I have made a mockery of everything I said recently, about not getting caught staring at someone’s cleavage.

I got caught.

It was all going so well; we had been working together for a few days and getting quite friendly. Not overtly flirtatious, but there was still a hint of sex in the air; a suggestion, that if not explored now, there may still be a possibility of it in the near future.

Or, in other words, I hoped a shag might be on the cards shortly.

But when he walked in one morning last week, wearing a t-shirt that hung low, I could not stop myself looking at his cleavage.

Now I am not talking about man-breasts, since extra flesh in the male mammary department is not something that appeals to me. Rather I am talking about man-cleavage: the hair on a man’s chest that shows above his clothes.

Just as seductive as the pressing together of two female bosoms (a delightful sight, by all accounts), the sight of a man’s chest hair poking above a t-shirt, or being revealed via a shirt with the top-button undone, is like a drug to me: my eye is drawn to it, and my pants get wet. It is so unbelievably sexy to me, and when faced with it, I just want to run my hands through it and kiss the fuzzy mass.

This man had gorgeous cleavage: his chest hair rose right up out of his t-shirt, and tickled the underside of his neck, whilst pushing against the collar like a soft furry lining.

It was driving me crazy; all I could do was wonder what he would look like with no clothes on, the glimpses of his chest hair a delightful pointer to what lay beneath.

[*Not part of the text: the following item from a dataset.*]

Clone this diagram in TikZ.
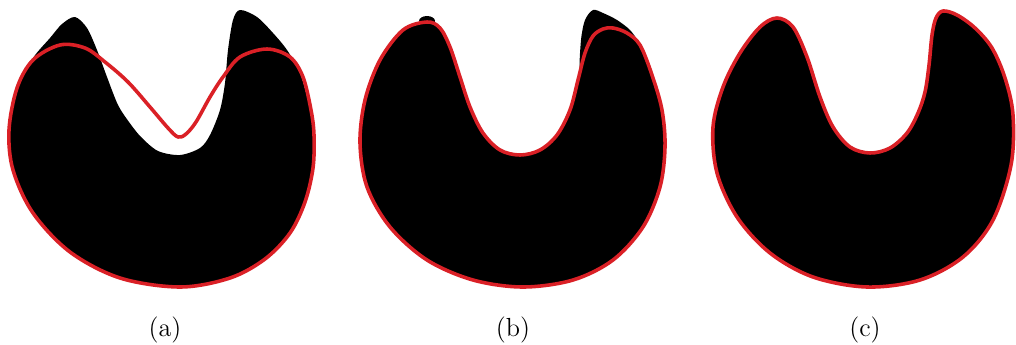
\documentclass[tikz,border=0pt]{standalone}
\definecolor{cred}{RGB}{218,32,38}
\begin{document}
\begin{tikzpicture}[x=0.42pt,y=-0.42pt,
  blob/.style={fill=black},
  contour/.style={draw=cred,line width=1.5pt,line join=round},
  lab/.style={font=\fontsize{11}{13}\selectfont,anchor=base,inner sep=0pt}]
\useasboundingbox (0,0) rectangle (1016,344);
% ---------- panel (a)
\fill[blob] plot[smooth cycle,tension=0.5] coordinates {
 (75,17) (87,28) (97,50) (107,77) (118,105) (129,122) (141,137) (158,151)
 (180,155) (200,148) (210,135) (220,110) (225,83) (228,50) (233,20) (240,10)
 (257,17) (273,33) (287,50) (300,73) (309,105) (314,135) (313,168)
 (305,202) (290,233) (265,259) (230,278) (180,287) (120,278) (70,252) (33,213) (13,170)
 (9,130) (17,88) (33,58) (50,38) (62,24)};
\draw[contour] plot[smooth cycle,tension=0.55] coordinates {
 (60,45) (85,48) (105,62) (128,82) (150,107) (168,128) (178,137) (186,134)
 (196,122) (210,97) (223,77) (240,57) (267,49) (290,57) (303,77) (311,110) (314,135)
 (313,168) (305,202) (290,233) (265,259) (230,278) (180,287) (120,278) (70,252)
 (33,213) (13,170) (9,130) (17,88) (33,60)};
% ---------- panel (b)
\fill[blob] plot[smooth cycle,tension=0.5] coordinates {
 (580,70) (581,40) (585,20) (593,10) (603,13) (617,20) (630,30) (636,40)
 (615,30) (600,32) (590,45)};
\fill[blob] (427,21) ellipse [x radius=8, y radius=5];
\filldraw[blob,contour] plot[smooth cycle,tension=0.55] coordinates {
 (427,22) (440,28) (450,47) (460,77) (470,107) (483,133) (500,150) (520,155)
 (540,150) (557,135) (570,110) (578,80) (585,53) (593,36) (603,29) (613,28)
 (627,33) (640,45) (652,75) (662,110) (665,147) (660,187) (643,227) (613,260)
 (573,280) (523,287) (473,280) (427,260) (390,227) (367,187) (360,143) (365,100)
 (380,60) (403,30)};
% ---------- panel (c)
\filldraw[blob,contour] plot[smooth cycle,tension=0.55] coordinates {
 (777,18) (793,27) (807,57) (820,97) (833,127) (850,147) (870,153) (890,148)
 (907,133) (918,113) (925,92) (929,65) (932,35) (936,18) (943,11) (957,15)
 (975,28) (992,48) (1005,78) (1013,115) (1011,165) (993,220) (963,257) (920,280)
 (867,287) (813,277) (770,253) (737,217) (717,173) (713,127) (723,87) (740,53)
 (760,27)};
% ---------- labels
\node[lab] (la) at (165,336) {(a)};
\node[lab] (lb) at (513,336) {(b)};
\node[lab] (lc) at (865,336) {(c)};
\end{tikzpicture}
\end{document}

And every time he leaned forwards, his t-shirt dipped downwards, and I got a view of his chest, full of glorious hair. It was mesmerising. And I couldn’t help but stare.

At some point, he bent over towards me, and I found myself with a clear view of his nipples; it filled me with an incredible urge to reach out and touch them, and caress them through the fur that covered them. Just seeing this – previously hidden – gorgeousness made me want him; didn’t he realise what he was doing to me?

Clearly he did, because as I looked up, he was staring at me: he had caught me ogling his cleavage.

Nothing would change the fact that he knew I had been staring at his chest; not even a quick eye movement elsewhere. He knew, and I knew that he knew.

I felt myself going red, and all I could do was grin at him stupidly. To my relief, he grinned back. Somehow, we then ended up having a serious discussion about getting older and wanting meaningful relationships and thankfully the moment seemed to pass with no further embarrassment.

And later on, I caught him glancing at my boobs, which ironically, was actually some relief to me, since I had been a bit out of order staring so intently at him and felt like I deserved some kind of retribution.

Especially since I’m sure he caught me drooling.